Celebrity innovations
The new 3D printer has been launched under the EKOCYCLE brand, a joint initiative by will.i.am and Coca-Cola to make products incorporating recycled plastic ‘cool’. It allows users to create fashion and music accessories with a printer filament made partly from post-consumer recycled plastic bottles.
In 2013, will.i.am told Jo Confino, an executive editor of the Guardian, that “we should make ‘to plastic’ a verb,” when describing his ambitions to help people see plastic waste as a commodity. He explained that he had actively sought Coca-Cola’s support for the EKOCYCLE project, which has now expanded to include brand partnerships with Levi Strauss, Adidas and the National Basketball Association (NBA). In order to become a brand partner, companies must prove their products uses at least 25% recycled PET.
Pharrell Williams’s ‘RAW for the Oceans’ line of denim clothing, which comprises jeans made with fibres created from ocean plastic waste, won first prize at the inaugural Cannes Product Design Grand Prix.
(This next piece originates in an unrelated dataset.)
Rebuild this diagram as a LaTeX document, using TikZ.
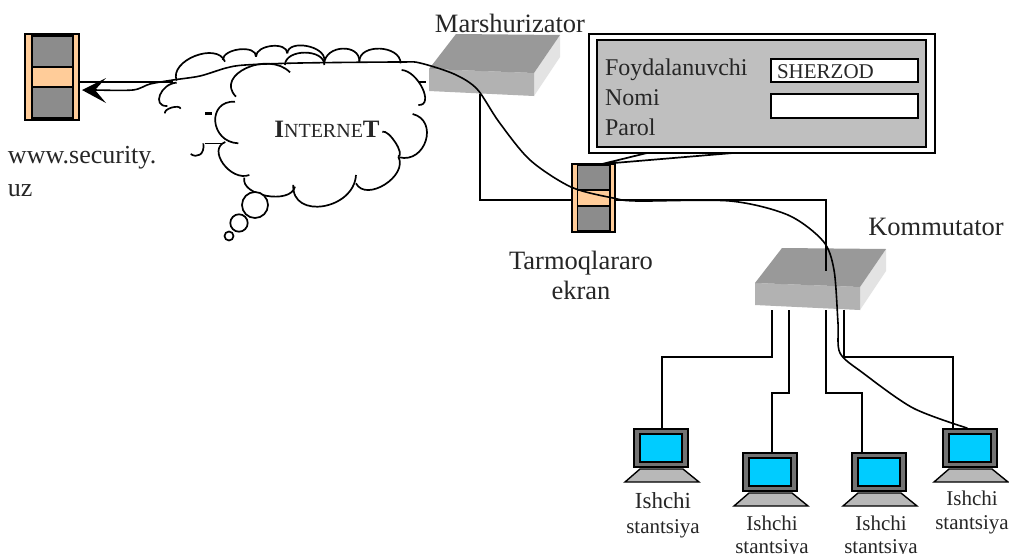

The new line is the result of a collaboration with the Bionic Yarn company and the Vortex Project, and will be in stores from September 2014. The judges said it was a visionary project that stood out for its form, function and innovation, as well as its sustainability ambitions.
Tackling plastic waste at scale
At MBA Polymers, we process more than 110,000 tonnes of plastic waste annually from post-consumer durable goods including cars, electronics and construction waste. At our three high technology processing plants, we create high quality secondary raw materials for companies including HP, Nespresso and Electrolux. Importantly, our recycled plastic pellets require less than 20% of the energy needed to produce virgin plastic.